本文按照官方文档指引完成Flume的HelloWorld例子:
概述
本例使用Netcat TCP
类型的source
获取网络数据,通过Logger
类型的sink
的打印数据,两者通过Memory Channel
绑定,如下图所示。
其中,Netcat TCP Source
、Logger Sink
、Memory Channel
的说明请参见官方描述:
NetCat TCP Source
A netcat-like source that listens on a given port and turns each line of text into an event. Acts like nc -k -l [host] [port]. In other words, it opens a specified port and listens for data. The expectation is that the supplied data is newline separated text. Each line of text is turned into a Flume event and sent via the connected channel.
Logger Sink
Logs event at INFO level. Typically useful for testing/debugging purpose. This sink is the only exception which doesn’t require the extra configuration explained in the Logging raw data section.
Memory Channel
The events are stored in an in-memory queue with configurable max size. It’s ideal for flows that need higher throughput and are prepared to lose the staged data in the event of a agent failures.
配置
配置文件如下:
# helloworld.conf: A single-node Flume configuration
# Name the components on this agent
a1.sources = r1
a1.sinks = k1
a1.channels = c1
# Describe/configure the source
a1.sources.r1.type = netcat
a1.sources.r1.bind = localhost
a1.sources.r1.port = 44444
# Describe the sink
a1.sinks.k1.type = logger
# Use a channel which buffers events in memory
a1.channels.c1.type = memory
a1.channels.c1.capacity = 1000
a1.channels.c1.transactionCapacity = 100
# Bind the source and sink to the channel
a1.sources.r1.channels = c1
a1.sinks.k1.channel = c1
该配置文件中,分别定义了:
- 名为
a1
的agent; - 名为
r1
类型为netcat
的source,在本机44444端口监听; - 名为
c1
类型为memory
的channel,该channel在内存中缓存event数据; - 名为
k1
类型为loger
的sink,该sink将event数据打印到控制台;
在单个配置文件中可以定义多个agent,在启动flume进程时,可通过传参指定要启动的agent。
启动
启动flume之前,需先修改flume-env.sh 配置文件。在conf目录中,将flume-env.sh.template文件重命名,并新增JAVA_HOME参数:
# If this file is placed at FLUME_CONF_DIR/flume-env.sh, it will be sourced
# during Flume startup.
# Enviroment variables can be set here.
# export JAVA_HOME=/usr/lib/jvm/java-8-oracle
export JAVA_HOME=/usr/local/jdk1.8.0_202
进入flume目录,通过以下命令,启动配置文件中名为a1
的agent:
# bin/flume-ng agent --conf conf --conf-file conf/helloworld.conf --name a1 -Dflume.root.logger=INFO,console
其中:
--conf=<conf-dir>
指定flume-env.sh配置文件和log4j文件所在目录
部分输出如下:
Info: Sourcing environment configuration script /usr/local/flume-1.9.0/conf/flume-env.sh
Info: Including Hadoop libraries found via (/usr/local/hadoop-3.2.2/bin/hadoop) for HDFS access
Info: Including Hive libraries found via () for Hive access
--- 省略若干行
2022-01-19 13:48:47,256 (lifecycleSupervisor-1-5) [INFO - org.apache.flume.source.NetcatSource.start(NetcatSource.java:166)] Created serverSocket:sun.nio.ch.ServerSocketChannelImpl[/127.0.0.1:44444]

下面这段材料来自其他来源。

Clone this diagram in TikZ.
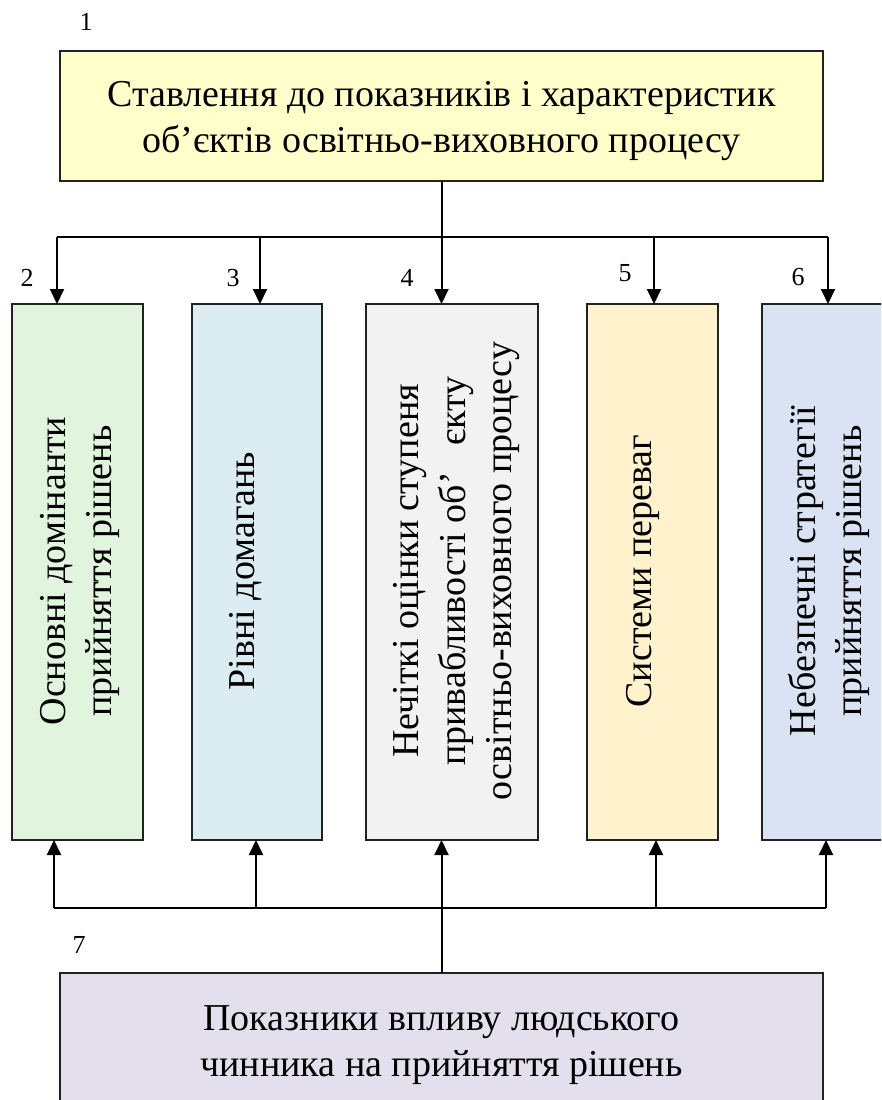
\documentclass[tikz,border=0pt]{standalone}
\usepackage{fontspec}
\setmainfont{Liberation Serif}
\usetikzlibrary{arrows.meta}
\definecolor{cYellow}{HTML}{FFFFCC}
\definecolor{cGreen}{HTML}{E1F5DE}
\definecolor{cBlue}{HTML}{DBEDF3}
\definecolor{cGray}{HTML}{F2F2F2}
\definecolor{cOrange}{HTML}{FFF2CC}
\definecolor{cSteel}{HTML}{DAE3F3}
\definecolor{cLilac}{HTML}{E4DFEC}
\definecolor{cEdge}{HTML}{222222}
\begin{document}
\begin{tikzpicture}[x=1pt,y=-1pt,
  box/.style={draw=cEdge, line width=2.6pt, inner sep=0pt, outer sep=0pt},
  wide/.style={box, minimum width=763pt},
  column/.style={box, minimum height=536pt},
  btext/.style={align=center, font=\fontsize{38}{46.5}\selectfont, inner sep=0pt},
  vtext/.style={btext, rotate=90},
  num/.style={font=\fontsize{26}{30}\selectfont, inner sep=0pt},
  link/.style={line width=2pt, black},
  arr/.style={link, -{Triangle[length=15pt,width=14pt]}}
]
\useasboundingbox (0,0) rectangle (881,1100);
\clip (0,0) rectangle (881,1100);

% top block
\node[wide, fill=cYellow, minimum height=130pt] (b1) at (441.5,116) {};
\node[btext] at (441.5,121) {Ставлення до показників і характеристик\\об’єктів освітньо-виховного процесу};

% column blocks
\node[column, fill=cGreen,  minimum width=131pt] (b2) at (77.5,572) {};
\node[column, fill=cBlue,   minimum width=130pt] (b3) at (257,572) {};
\node[column, fill=cGray,   minimum width=172pt] (b4) at (452,572) {};
\node[column, fill=cOrange, minimum width=131pt] (b5) at (652.5,572) {};
\node[column, fill=cSteel,  minimum width=131pt] (b6) at (827.5,572) {};

\node[vtext] at (80,571) {Основні домінанти\\прийняття рішень};
\node[vtext] at (246,571) {Рівні домагань};
\node[vtext] at (457,571) {Нечіткі оцінки ступеня\\привабливості об’\hspace{0.7em}єкту\\освітньо-виховного процесу};
\node[vtext] at (643,571) {Системи переваг};
\node[vtext] at (829,571) {Небезпечні стратегії\\прийняття рішень};

% bottom block
\node[wide, fill=cLilac, minimum height=136pt] (b7) at (441.5,1041) {};
\node[btext] at (441.5,1045) {Показники впливу людського\\чинника на прийняття рішень};

% block numbers
\node[num] (n1) at (86,22) {1};
\node[num] (n2) at (27,278) {2};
\node[num] (n3) at (233,278) {3};
\node[num] (n4) at (407,278) {4};
\node[num] (n5) at (625,273) {5};
\node[num] (n6) at (798,277) {6};
\node[num] (n7) at (79,945) {7};

% distribution bus from the top block
\coordinate (tA) at (57,237);
\coordinate (tB) at (260,237);
\coordinate (tD) at (654,237);
\coordinate (tE) at (828,237);
\draw[link] (tA) -- (tE);
\draw[arr] (b1.south) -- (b1.south |- b4.north);
\draw[arr] (tA) -- (tA |- b2.north);
\draw[arr] (tB) -- (tB |- b3.north);
\draw[arr] (tD) -- (tD |- b5.north);
\draw[arr] (tE) -- (tE |- b6.north);

% collecting bus from the bottom block
\coordinate (uA) at (54,908);
\coordinate (uB) at (256,908);
\coordinate (uD) at (656,908);
\coordinate (uE) at (826,908);
\draw[link] (uA) -- (uE);
\draw[arr] (b7.north) -- (b7.north |- b4.south);
\draw[arr] (uA) -- (uA |- b2.south);
\draw[arr] (uB) -- (uB |- b3.south);
\draw[arr] (uD) -- (uD |- b5.south);
\draw[arr] (uE) -- (uE |- b6.south);
\end{tikzpicture}
\end{document}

可以看到,source、channel、sink均创建并启动,同时socket server在本机44444端口开启监听。
have a try
使用telnet
向本机44444端口发送测试数据:
[root@bukp4 ~]# telnet localhost 44444
Trying ::1...
telnet: connect to address ::1: Connection refused
Trying 127.0.0.1...
Connected to localhost.
Escape character is '^]'.
linchao
OK
bukp.net
OK
观察控制台,可看到数据输出:
2022-01-19 14:08:51,744 (SinkRunner-PollingRunner-DefaultSinkProcessor) [INFO - org.apache.flume.sink.LoggerSink.process(LoggerSink.java:95)] Event: { headers:{} body: 6C 69 6E 63 68 61 6F 0D linchao. }
2022-01-19 14:09:38,724 (SinkRunner-PollingRunner-DefaultSinkProcessor) [INFO - org.apache.flume.sink.LoggerSink.process(LoggerSink.java:95)] Event: { headers:{} body: 62 75 6B 70 2E 6E 65 74 0D bukp.net. }
至此,HelloWorld级别的Flume示例完成。